The Internet is complex, constantly growing and ever-changing. Peering relationships can take time to administer. Last-mile ISPs’ routers can get congested and it may be months before system administrators get around to upgrading the line-cards. There are over 48,000 Autonomous System Numbers (ASN) on the Internet, many of them carrying large numbers of users. The only way to see all these issues is to have a vast amount of measurements from the end user perspective – aka the last mile.
4. Choosing the Right Origin Configuration
If you decide to manage your origin in-house, use your trusted CDN or cloud storage provider, and be sure to architect it for success. The tried and true method for staying up is basically to configure everything as N+1 – and that includes your origins.
Your origin is also where business logic and competitive features should reside. Smart OTT-Video providers are also starting to do limited delivery from origin. What we mean here is that the origin itself can actually deliver content when it’s in the best position to do so. In some cases we have seen 5-10 percent of delivery come from origin. This can have a positive impact on your CDN bill while improving overall Video Start Time. This hybrid model is gaining traction for two main reasons: (1) it provides viable best performing delivery to the users that are best served from that origin and (2) provides (sometimes) significant costs savings.
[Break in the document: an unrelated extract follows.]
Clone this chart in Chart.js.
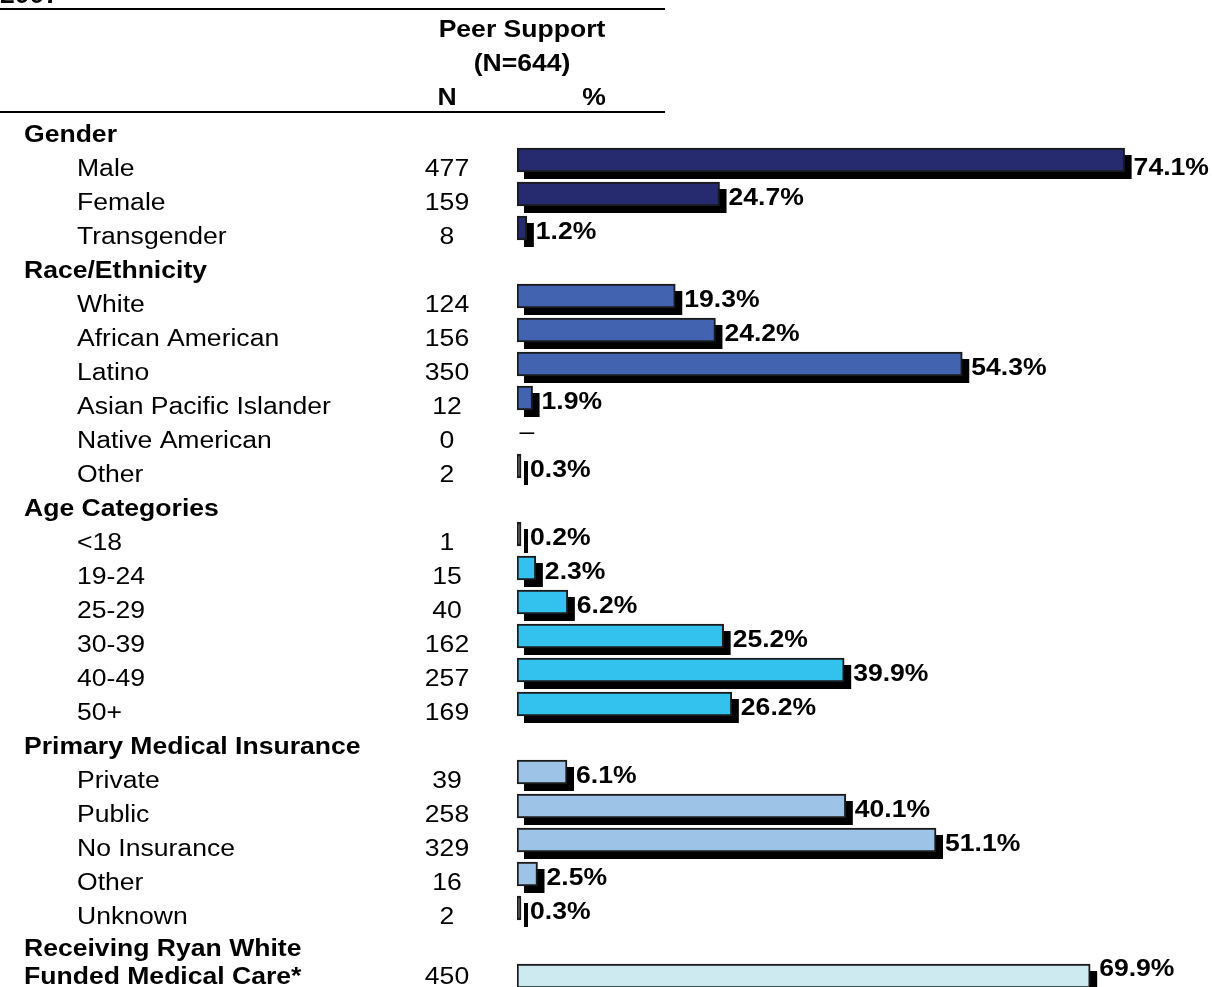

Another choice is to use a CDN provider that has its own origin platform. If the CDN provides storage, ensure the platform is inside its network and has geographic redundancy for disaster recovery and high performance egress. The storage platform should be able to deliver your content to third-party CDNs as well as its own to enable proper load balancing across networks. Using a CDN’s internal storage platform also ensures your content is being monitored by the same operations team monitoring your delivery and simplifies your platform management. Time to first byte is important when a CDN calls to the origin, and when delivering video, it’s critical.
For live and linear feeds, things get a little more interesting. If you are delivering live or linear, it’s imperative to have not only multiple live origins, but also the ability to do multiple ingress feeds into two or more CDNs. All CDNs that have significant live traffic provide the ability to stream into primary and secondary ingress points. This should be duplicated across all CDNs involved in the live or linear feed. And this should be done from multiple origins if you want to ensure everyone gets to see every soccer goal.
5. Regularly Monitor Key Regions and Countries for Better Performance Options
Lastly, recognize that much of what you know about the best performing cloud, CDN or ISP could change in six months. Performance demands will increase. Video buffering is already minimally tolerated. Understanding how to improve your users’ video viewing experience via a multi-CDN strategy starts with understanding the dynamic nature of the CDN market. New Points of Presence get deployed. New CDNs enter the marketplace. New peering relationships get developed. Old ones occasionally dissolve. Most top organizations have a performance team that focuses on just these things. If you want minimal buffering and great startup times, you have to make this investment.
The successful OTT providers will learn to execute a multi-CDN strategy for 100 percent availability and the best performance – and don’t forget – remain on budget (perhaps even save a buck). Interesting times in the OTT market. Hang on!